(Source code of charts)
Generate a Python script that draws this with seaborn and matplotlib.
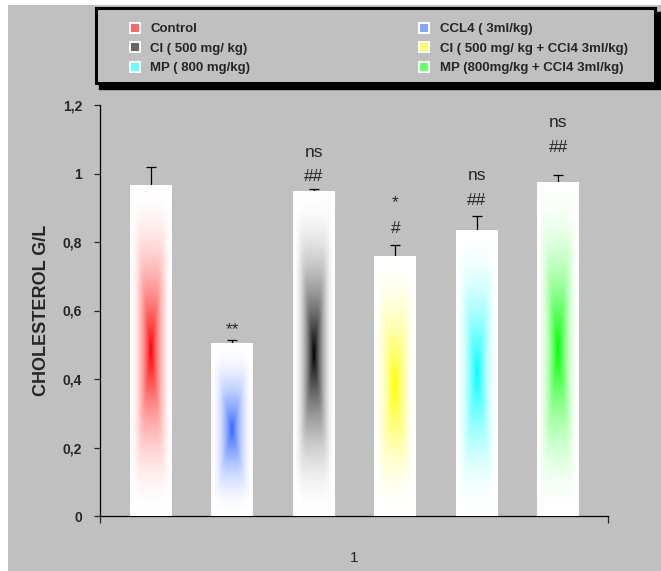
import numpy as np
import pandas as pd
import matplotlib
matplotlib.use('Agg')
import matplotlib.pyplot as plt
from matplotlib.patches import Rectangle
from matplotlib.lines import Line2D
from matplotlib.colors import to_rgb
import seaborn as sns

# données
groups = ['Control', 'CCL4 ( 3ml/kg)', 'CI ( 500 mg/ kg)',
          'CI ( 500 mg/ kg + CCl4 3ml/kg)', 'MP ( 800 mg/kg)',
          'MP (800mg/kg + CCl4 3ml/kg)']
values = [0.966, 0.503, 0.946, 0.759, 0.835, 0.975]
errors = [0.052, 0.012, 0.009, 0.033, 0.040, 0.020]
colors = ['#ff0000', '#3366ff', '#000000', '#ffff00', '#00ffff', '#00ff00']
marks_low = ['', '**', '##', '#', '##', '##']
marks_high = ['', '', 'ns', '*', 'ns', 'ns']
y_low = [0, 0.545, 0.990, 0.838, 0.920, 1.077]
y_high = [0, 0, 1.060, 0.915, 0.993, 1.150]
legend_order = [0, 2, 4, 1, 3, 5]

df = pd.DataFrame({'groupe': groups, 'cholesterol': values})

sns.set_style('ticks')
plt.rcParams['font.family'] = ['Liberation Sans', 'DejaVu Sans']

W, H = 661, 571
fig = plt.figure(figsize=(W / 100, H / 100), dpi=100)
fig.patch.set_facecolor('white')
fig.patches.append(Rectangle((8 / W, 0), 1, 1 - 5 / H, transform=fig.transFigure,
                             facecolor='#c0c0c0', edgecolor='none', zorder=-10))

ax = fig.add_axes([100 / W, 1 - 516 / H, 508 / W, 411 / H])
ax.set_facecolor('none')

sns.barplot(data=df, x='groupe', y='cholesterol', hue='groupe', palette=colors,
            width=0.515, legend=False, ax=ax)


def gradient(color, n=240, m=60):
    # dégradé "depuis le centre" façon Excel, contours adoucis
    yy = np.linspace(-1, 1, n)[:, None]
    xx = np.linspace(-1, 1, m)[None, :]
    d = (np.abs(xx) ** 6 + np.abs(yy) ** 6) ** (1 / 6)
    f = np.clip(1 - d, 0, 1) ** 1.9
    rgb = np.array(to_rgb(color))
    return 1 - f[..., None] * (1 - rgb)


centers = []
for p, c in zip(ax.patches, colors):
    x0, w, h = p.get_x(), p.get_width(), p.get_height()
    p.set_facecolor('white')
    p.set_edgecolor('none')
    ax.imshow(gradient(c), extent=[x0, x0 + w, 0, h], aspect='auto',
              interpolation='bilinear', zorder=3)
    centers.append(x0 + w / 2)

eb = ax.errorbar(centers, values, yerr=[np.zeros(len(values)), errors], fmt='none',
                 ecolor='black', elinewidth=0.9, capsize=3.3, capthick=0.9, zorder=2)
eb[1][0].set_visible(False)

for x, t, y in zip(centers, marks_low, y_low):
    if t:
        ax.text(x, y, t, ha='center', va='center', fontsize=12.5)
for x, t, y in zip(centers, marks_high, y_high):
    if t:
        ax.text(x, y, t, ha='center', va='center', fontsize=12.5)

xmin, xmax = -0.626, 5.61
ax.set_xlim(xmin, xmax)
ax.set_ylim(0, 1.2)
ax.set_yticks(np.arange(0, 1.21, 0.2))
ax.set_yticklabels(['0', '0,2', '0,4', '0,6', '0,8', '1', '1,2'],
                   fontsize=10, fontweight='bold')
ax.set_xticks([xmin, xmax])
ax.set_xticklabels(['', ''])
ax.set_xticks([(xmin + xmax) / 2], minor=True)
ax.set_xticklabels(['1'], minor=True, fontsize=11)
ax.tick_params(axis='x', which='major', length=5, width=0.9, direction='out')
ax.tick_params(axis='x', which='minor', length=0, pad=25)
ax.tick_params(axis='y', length=4, width=0.9, pad=9)
ax.set_xlabel('')
ax.set_ylabel('CHOLESTEROL G/L', fontsize=13, fontweight='bold', labelpad=9)
for s in ['top', 'right']:
    ax.spines[s].set_visible(False)
for s in ['left', 'bottom']:
    ax.spines[s].set_color('black')
    ax.spines[s].set_linewidth(0.9)

# cadre de la légende avec ombre
fig.patches.append(Rectangle(((94 + 5) / W, 1 - (84 + 5) / H), 562 / W, 77 / H,
                             transform=fig.transFigure, facecolor='black',
                             edgecolor='black', zorder=1))
fig.patches.append(Rectangle((95.5 / W, 1 - 82.5 / H), 559 / W, 74 / H,
                             transform=fig.transFigure, facecolor='#c0c0c0',
                             edgecolor='black', linewidth=2.2, zorder=2))

handles = []
for c in colors:
    light = 1 - 0.6 * (1 - np.array(to_rgb(c)))
    handles.append(Line2D([], [], marker='s', linestyle='none', markersize=6.5,
                          markerfacecolor=light, markeredgecolor='white',
                          markeredgewidth=1.4))
leg = fig.legend([handles[i] for i in legend_order],
                 [groups[i] for i in legend_order],
                 ncol=2, loc='upper left', mode='expand',
                 bbox_to_anchor=(130 / W, 1 - 23 / H, 498 / W, 0),
                 frameon=False, borderaxespad=0, borderpad=0,
                 handlelength=0.75, handletextpad=0.8, labelspacing=0.55,
                 prop={'size': 9.5, 'weight': 'bold'})
leg.set_zorder(5)

fig.savefig('out.png', dpi=100)
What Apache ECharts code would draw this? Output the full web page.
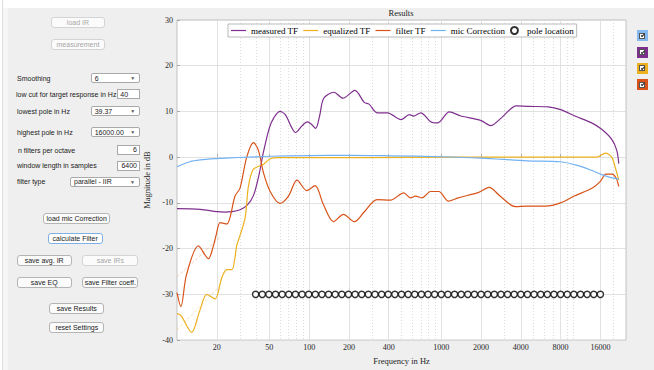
<!DOCTYPE html>
<html><head><meta charset="utf-8">
<script src="https://cdn.jsdelivr.net/npm/echarts@6/dist/echarts.min.js"></script>
<style>
html,body{margin:0;padding:0;width:654px;height:370px;overflow:hidden;background:#fff;}
#bg{position:absolute;left:8px;top:8px;width:646px;height:362px;background:#efefef;}
#strip{position:absolute;left:3px;top:8px;width:5px;height:362px;background:#f6f6f6;}
#vline{position:absolute;left:2px;top:0;width:1px;height:370px;background:#dedede;}
#chart{position:absolute;left:0;top:0;width:654px;height:370px;}
.ui{position:absolute;font-family:'Liberation Sans',Arial,sans-serif;font-size:7px;color:#1a1a1a;box-sizing:border-box;white-space:nowrap;line-height:1;}
.btn{background:#fbfbfb;border:1px solid #b4b4b4;border-radius:3px;display:flex;align-items:center;justify-content:center;}
.dis{color:#a6a6a6;border-color:#d4d4d4;}
.hl{border-color:#7fb0e6;background:#fff;}
.dd{background:#fff;border:1px solid #a9a9a9;border-radius:2px;display:flex;align-items:center;padding-left:3px;}
.dd .arr{position:absolute;right:4px;top:50%;transform:translateY(-50%);font-size:5px;color:#555;}
.inp{background:#fff;border:1px solid #a9a9a9;display:flex;align-items:center;padding:0 2px;}
.lbl{display:flex;align-items:center;height:10px;}
.cb{position:absolute;width:11px;height:11px;box-sizing:border-box;}
.cb .in{position:absolute;left:2.5px;top:2.5px;width:6px;height:6px;background:#fff;border:0.8px solid #555;box-sizing:border-box;}
.cb .ck{position:absolute;left:1.3px;top:0.6px;width:2.6px;height:1.4px;border-left:0.9px solid #222;border-bottom:0.9px solid #222;transform:rotate(-45deg);}
</style></head>
<body>
<div id="vline"></div><div id="bg"></div><div id="strip"></div>
<div id="chart"></div>
<div id="ui"></div>
<script>
// ---------------- data ----------------
const freqMeasured = [10, 15, 20, 23, 26, 30, 34, 38, 42, 45, 50, 54, 60, 66, 74, 79, 88, 97, 104, 112, 120, 129, 154, 180, 222, 261, 284, 329, 392, 495, 573, 620, 700, 836, 940, 1150, 1410, 2000, 2360, 2850, 3700, 4540, 6440, 8000, 10260, 13740, 16370, 19500, 21280, 22050];
const measuredTF = [-11.25, -11.4, -11.9, -12.0, -11.9, -11.5, -10.5, -8.3, -3.5, 1.0, 6.4, 8.6, 10.0, 9.3, 6.4, 5.4, 6.8, 7.7, 7.2, 6.3, 9.0, 12.9, 14.2, 12.9, 14.6, 12.0, 11.6, 9.7, 9.7, 8.2, 9.3, 9.0, 9.7, 7.7, 7.5, 9.9, 9.0, 8.0, 6.9, 8.6, 11.2, 11.1, 11.0, 10.4, 9.0, 7.5, 6.1, 3.9, 1.5, -1.4];

const freqEqualized = [10, 10.7, 12.9, 14.9, 16.8, 19.4, 21.8, 23.8, 26, 28.4, 30, 32.8, 34.7, 37.5, 41.3, 45, 50.7, 60, 100, 300, 1000, 3000, 10000, 15000, 17500, 19500, 21000, 22050];
const equalizedTF = [-34.2, -34.6, -38.3, -33.5, -30.0, -31.0, -26.4, -24.6, -24.6, -19.2, -17.1, -13.2, -6.4, -2.8, -2.0, -1.6, -0.35, -0.1, -0.1, -0.1, 0.0, 0.0, 0.0, 0.0, 0.9, 0.0, -2.8, -5.0];

const freqFilter = [10, 10.7, 11.8, 14.5, 17.3, 18.8, 19.8, 21.2, 23.8, 27.5, 30, 33.7, 37.9, 41.3, 45.2, 50.7, 60, 69.8, 80.9, 96, 111, 128, 153, 182, 220, 259, 327, 412, 520, 585, 639, 716, 830, 958, 1135, 1343, 1920, 2300, 2785, 3630, 4480, 6120, 7980, 10150, 13900, 16000, 17600, 19500, 21000, 22050];
const filterTF = [-29.6, -32.7, -25.7, -19.4, -22.2, -19.5, -17.0, -14.3, -14.6, -8.5, -6.75, 0.0, 3.2, 1.5, -3.5, -7.5, -10.1, -8.5, -5.0, -7.3, -6.2, -10.3, -14.1, -12.5, -14.1, -12.1, -9.3, -9.4, -7.8, -8.9, -8.5, -8.9, -7.5, -7.5, -9.6, -8.9, -7.7, -6.6, -8.5, -10.8, -10.7, -10.7, -10.0, -8.5, -6.75, -5.3, -3.7, -3.7, -4.5, -6.4];

const freqMic = [10, 12.5, 15, 20, 25, 34, 50, 100, 200, 400, 1000, 2000, 4480, 8000, 10700, 13500, 16000, 19000, 22050];
const micCorrection = [-2.1, -1.0, -0.6, -0.3, -0.15, 0.0, 0.2, 0.35, 0.4, 0.3, 0.1, -0.2, -0.8, -1.0, -1.8, -2.8, -3.7, -4.4, -4.8];

const freqRawLow = [10, 21];
const rawFilterLow = [-26.2, -17.6];
const rawEqualizedLow = [-37.8, -28.2];

const poleFreqs = [39.37, 44.19, 49.60, 55.68, 62.50, 70.15, 78.74, 88.39, 99.21, 111.36, 125.0, 140.31, 157.49, 176.78, 198.43, 222.72, 250.0, 280.62, 314.98, 353.55, 396.85, 445.45, 500.0, 561.23, 629.96, 707.11, 793.70, 890.90, 1000.0, 1122.46, 1259.92, 1414.21, 1587.40, 1781.80, 2000.0, 2244.92, 2519.84, 2828.43, 3174.80, 3563.59, 4000.0, 4489.85, 5039.68, 5656.85, 6349.60, 7127.19, 8000.0, 8979.70, 10079.37, 11313.71, 12699.21, 14254.38, 16000.0];
const poleLevel = -30;

const xTickLabels = [20, 50, 100, 200, 400, 1000, 2000, 4000, 8000, 16000];
const xMinorGrid = [30, 40, 60, 70, 80, 90, 300, 500, 600, 700, 800, 900, 3000, 5000, 6000, 7000, 9000, 10000, 20000];
const xRange = [10, 25000];
const yRange = [-40, 30];
const yStep = 10;
const legendNames = ['measured TF', 'equalized TF', 'filter TF', 'mic Correction', 'pole location'];

// ---------------- chart ----------------
const L = v => Math.log10(v);
const pairs = (fs, vs) => fs.map((f, i) => [L(f), vs[i]]);
const serif = "'Liberation Serif','DejaVu Serif',serif";
const COLORS = {purple:'#7E2F8E', yellow:'#EDB120', orange:'#D95319', blue:'#72b2f2'};
const LINE_ICON = 'path://M0,0L15,0L15,1.2L0,1.2Z';

const chart = echarts.init(document.getElementById('chart'), null, {renderer:'svg'});
const lineS = (name, fs, vs, color) => ({
  name, type:'line', data:pairs(fs, vs), symbol:'none', showSymbol:false, smooth:0.3,
  lineStyle:{color, width:1.2}, itemStyle:{color}, xAxisIndex:0, silent:true
});
const rawS = (fs, vs, color) => ({
  type:'line', data:pairs(fs, vs), symbol:'none', showSymbol:false,
  lineStyle:{color, width:0.8, type:[3,2]}, xAxisIndex:0, silent:true, z:1
});
chart.setOption({
  animation:false,
  grid:{left:177, top:20, width:449, height:327, show:true, backgroundColor:'#fff', borderColor:'#b4b4b4', borderWidth:0.8},
  graphic:[{type:'text', x:401, y:13, style:{text:'Results', align:'center', verticalAlign:'middle', font:"8.5px 'Liberation Serif'", fill:'#1a1a1a'}}],
  legend:{
    data:legendNames.map((n, i) => i < 4 ? {name:n, icon:LINE_ICON} : {name:n}),
    left:228, top:24, orient:'horizontal', itemWidth:15, itemHeight:7, itemGap:5,
    symbolKeepAspect:true,
    padding:[2,3], backgroundColor:'#fff', borderColor:'#a8a8a8', borderWidth:0.8,
    textStyle:{fontFamily:serif, fontSize:9, color:'#000', lineHeight:9}, selectedMode:false
  },
  xAxis:[{
    type:'value', min:L(xRange[0]), max:L(xRange[1]), position:'bottom',
    axisLine:{show:false},
    axisTick:{show:true, inside:true, length:3, customValues:xTickLabels.map(L), lineStyle:{color:'#9a9a9a', width:0.8}},
    axisLabel:{customValues:xTickLabels.map(L), formatter:v => String(Math.round(Math.pow(10, v))), fontFamily:serif, fontSize:8, color:'#262626', margin:3},
    splitLine:{show:true, lineStyle:{color:'#dadada', width:0.8}},
    name:'Frequency in Hz', nameLocation:'middle', nameGap:13, nameTextStyle:{fontFamily:serif, fontSize:8.5, color:'#262626'}
  },{
    type:'value', min:L(xRange[0]), max:L(xRange[1]), position:'bottom',
    axisLine:{show:false}, axisTick:{show:false, customValues:xMinorGrid.map(L)},
    axisLabel:{show:false, customValues:xMinorGrid.map(L)},
    splitLine:{show:true, lineStyle:{color:'#d2d2d2', width:0.8, type:[1,2]}}
  }],
  yAxis:{
    type:'value', min:yRange[0], max:yRange[1], interval:yStep,
    axisLine:{show:false},
    axisTick:{show:true, inside:true, length:3, lineStyle:{color:'#9a9a9a', width:0.8}},
    axisLabel:{fontFamily:serif, fontSize:8, color:'#262626', margin:4},
    splitLine:{show:true, lineStyle:{color:'#dadada', width:0.8}},
    name:'Magnitude in dB', nameLocation:'middle', nameGap:17, nameTextStyle:{fontFamily:serif, fontSize:8.5, color:'#262626'}
  },
  series:[
    rawS(freqRawLow, rawFilterLow, '#f1c3ad'),
    rawS(freqRawLow, rawEqualizedLow, '#f4dba0'),
    lineS('measured TF', freqMeasured, measuredTF, COLORS.purple),
    lineS('equalized TF', freqEqualized, equalizedTF, COLORS.yellow),
    lineS('filter TF', freqFilter, filterTF, COLORS.orange),
    lineS('mic Correction', freqMic, micCorrection, COLORS.blue),
    {name:'pole location', type:'scatter', data:poleFreqs.map(f => [L(f), poleLevel]), symbol:'circle', symbolSize:6.2,
     itemStyle:{color:'#fff', borderColor:'#000', borderWidth:1.4}, xAxisIndex:0, silent:true, z:5}
  ]
});

// ---------------- UI panel ----------------
const ui = document.getElementById('ui');
function el(cls, x, y, w, h, html){
  const d = document.createElement('div');
  d.className = 'ui ' + cls;
  d.style.left = x + 'px'; d.style.top = y + 'px';
  if (w != null) d.style.width = w + 'px';
  if (h != null) d.style.height = h + 'px';
  d.innerHTML = html;
  ui.appendChild(d);
  return d;
}
el('btn dis', 50.7, 17, 54.5, 11, 'load IR');
el('btn dis', 50.7, 39, 54.5, 11, 'measurement');
el('lbl', 17, 73, null, 10, 'Smoothing');
el('dd', 90.7, 73, 49.5, 10.3, '6<span class="arr">&#9660;</span>');
el('lbl', 16, 89, null, 10, 'low cut for target response in Hz');
el('inp', 117.3, 89.3, 22.7, 10, '40');
el('lbl', 17, 106.5, null, 10, 'lowest pole in Hz');
el('dd', 90.7, 106, 49.5, 10, '39.37<span class="arr">&#9660;</span>');
el('lbl', 17, 127, null, 10, 'highest pole in Hz');
el('dd', 90.7, 127.3, 49.5, 10, '16000.00<span class="arr">&#9660;</span>');
el('lbl', 18, 145, null, 10, 'n filters per octave');
const i1 = el('inp', 117.3, 145, 22.7, 9.5, '6'); i1.style.justifyContent = 'flex-end';
el('lbl', 17, 160.7, null, 10, 'window length in samples');
const i2 = el('inp', 117.3, 160.7, 22.7, 10, '6400'); i2.style.justifyContent = 'flex-end';
el('lbl', 17, 176.7, null, 10, 'filter type');
el('dd', 70, 176.7, 70, 10, 'parallel - IIR<span class="arr">&#9660;</span>');
el('btn', 43.3, 212.7, 66.7, 11, 'load mic Correction');
el('btn hl', 47.7, 233.3, 55, 11, 'calculate Filter');
el('btn', 16.7, 255, 55, 11, 'save avg. IR');
el('btn dis', 82.3, 255, 56, 11, 'save IRs');
el('btn', 16.7, 276.7, 55, 11, 'save EQ');
el('btn', 82.3, 276.7, 56, 11, 'save Filter coeff.');
el('btn', 49.3, 302.7, 55, 11.3, 'save Results');
el('btn', 49.3, 321.7, 55, 11, 'reset Settings');

// checkboxes
const cbColors = ['#86b9ef', '#7E2F8E', '#EDB120', '#D95319'];
const cbTops = [30, 46.5, 62.5, 79];
cbColors.forEach((c, i) => {
  const d = document.createElement('div');
  d.className = 'cb';
  d.style.left = '636.5px'; d.style.top = cbTops[i] + 'px'; d.style.background = c;
  d.innerHTML = '<div class="in"><div class="ck"></div></div>';
  ui.appendChild(d);
});
</script>
</body></html>
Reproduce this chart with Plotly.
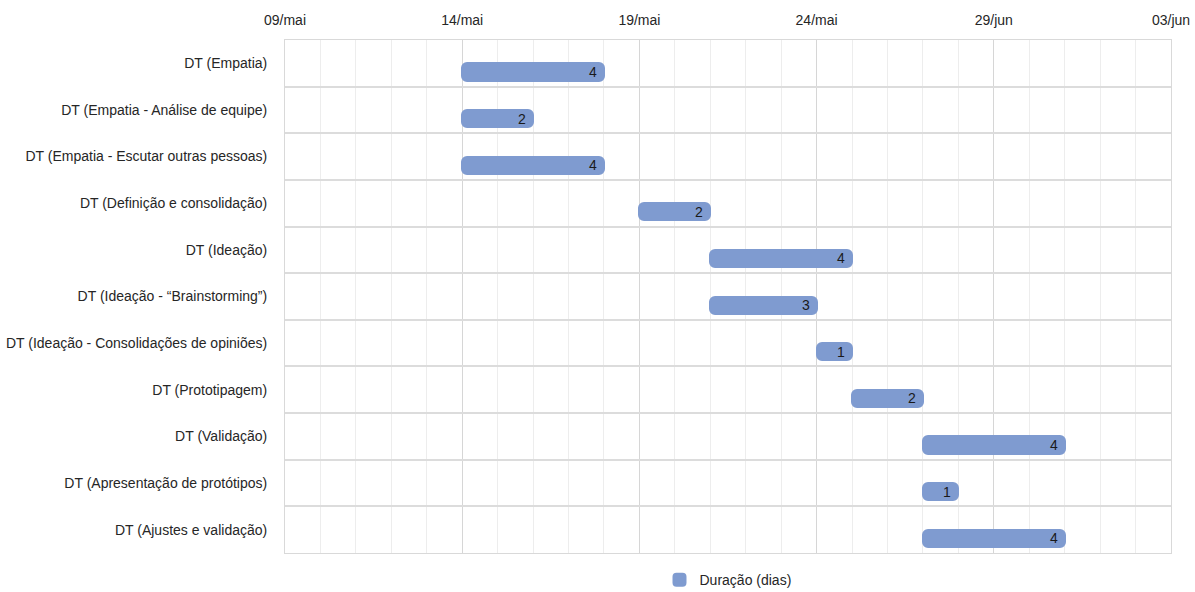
import plotly.graph_objects as go
import pandas as pd

tasks = [
    "DT (Empatia)",
    "DT (Empatia - Análise de equipe)",
    "DT (Empatia - Escutar outras pessoas)",
    "DT (Definição e consolidação)",
    "DT (Ideação)",
    "DT (Ideação - “Brainstorming”)",
    "DT (Ideação - Consolidações de opiniões)",
    "DT (Prototipagem)",
    "DT (Validação)",
    "DT (Apresentação de protótipos)",
    "DT (Ajustes e validação)",
]
starts = [
    "2023-05-14", "2023-05-14", "2023-05-14", "2023-05-19", "2023-05-21",
    "2023-05-21", "2023-05-24", "2023-05-25", "2023-05-27", "2023-05-27",
    "2023-05-27",
]
durations = [4, 2, 4, 2, 4, 3, 1, 2, 4, 1, 4]

tick_dates = ["2023-05-09", "2023-05-14", "2023-05-19", "2023-05-24", "2023-05-29", "2023-06-03"]
tick_labels = ["09/mai", "14/mai", "19/mai", "24/mai", "29/jun", "03/jun"]

DAY_MS = 86400000
FONT = "Liberation Sans, Arial, sans-serif"
BAR = "#7f9bd0"
BAR_W = 0.37

fig = go.Figure()
fig.add_trace(go.Bar(
    y=tasks,
    x=[d * DAY_MS for d in durations],
    base=starts,
    orientation="h",
    name="Duração (dias)",
    marker=dict(color=BAR, cornerradius=5, line=dict(width=2, color=BAR)),
    width=BAR_W,
    offset=0.0,
    showlegend=True,
    hoverinfo="skip",
))

# duration labels at the end of each bar
ends = [(pd.Timestamp(s) + pd.Timedelta(days=d)).strftime("%Y-%m-%d") for s, d in zip(starts, durations)]
band_px = (592 - 40 - 39) / len(tasks)
for t, e, d in zip(tasks, ends, durations):
    fig.add_annotation(
        x=e, y=t, xref="x", yref="y",
        text=str(d), showarrow=False,
        xanchor="right", yanchor="middle",
        xshift=-5, yshift=-band_px * BAR_W / 2,
        font=dict(family=FONT, size=14, color="#1a1a1a"),
    )

fig.update_layout(
    width=1195, height=592,
    margin=dict(l=285, r=24, t=40, b=39, autoexpand=False),
    paper_bgcolor="white", plot_bgcolor="white",
    font=dict(family=FONT, size=14, color="#262626"),
    bargap=0.0,
    legend=dict(orientation="h", x=0.5, xanchor="center",
                yref="container", y=0.02, yanchor="middle",
                font=dict(family=FONT, size=14, color="#262626"),
                itemwidth=30),
    xaxis=dict(
        type="date", side="top",
        range=[tick_dates[0], tick_dates[-1]],
        tickvals=tick_dates, ticktext=tick_labels,
        showgrid=True, gridcolor="#d6d6d6", gridwidth=1,
        minor=dict(dtick=DAY_MS, tick0=tick_dates[0], showgrid=True, gridcolor="#ededed", gridwidth=1),
        showline=True, mirror=True, linecolor="#d9d9d9", linewidth=1,
        zeroline=False, ticks="", ticklabelstandoff=8,
        tickfont=dict(family=FONT, size=14, color="#262626"),
    ),
    yaxis=dict(
        type="category",
        categoryorder="array", categoryarray=tasks,
        autorange="reversed",
        tickson="boundaries",
        showgrid=True, gridcolor="#dcdcdc", gridwidth=2,
        showline=True, mirror=True, linecolor="#d9d9d9", linewidth=1,
        ticks="", ticklabelstandoff=14,
        tickfont=dict(family=FONT, size=14, color="#262626"),
    ),
)

fig.write_html("out.html")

> _Stated goal_:
Return only the lines running from the top of the data to the line that holds "plt.rcParams['font.family'] = ['Liberation". Include both of those lines, but skip the pictures.

> _Worked answer_:
Generate a Python script that draws this with seaborn and matplotlib.
import numpy as np
import pandas as pd
import matplotlib
matplotlib.use('Agg')
import matplotlib.pyplot as plt
from matplotlib.patches import Rectangle
from matplotlib.lines import Line2D
from matplotlib.colors import to_rgb
import seaborn as sns

# données
groups = ['Control', 'CCL4 ( 3ml/kg)', 'CI ( 500 mg/ kg)',
          'CI ( 500 mg/ kg + CCl4 3ml/kg)', 'MP ( 800 mg/kg)',
          'MP (800mg/kg + CCl4 3ml/kg)']
values = [0.966, 0.503, 0.946, 0.759, 0.835, 0.975]
errors = [0.052, 0.012, 0.009, 0.033, 0.040, 0.020]
colors = ['#ff0000', '#3366ff', '#000000', '#ffff00', '#00ffff', '#00ff00']
marks_low = ['', '**', '##', '#', '##', '##']
marks_high = ['', '', 'ns', '*', 'ns', 'ns']
y_low = [0, 0.545, 0.990, 0.838, 0.920, 1.077]
y_high = [0, 0, 1.060, 0.915, 0.993, 1.150]
legend_order = [0, 2, 4, 1, 3, 5]

df = pd.DataFrame({'groupe': groups, 'cholesterol': values})

sns.set_style('ticks')
plt.rcParams['font.family'] = ['Liberation Sans', 'DejaVu Sans']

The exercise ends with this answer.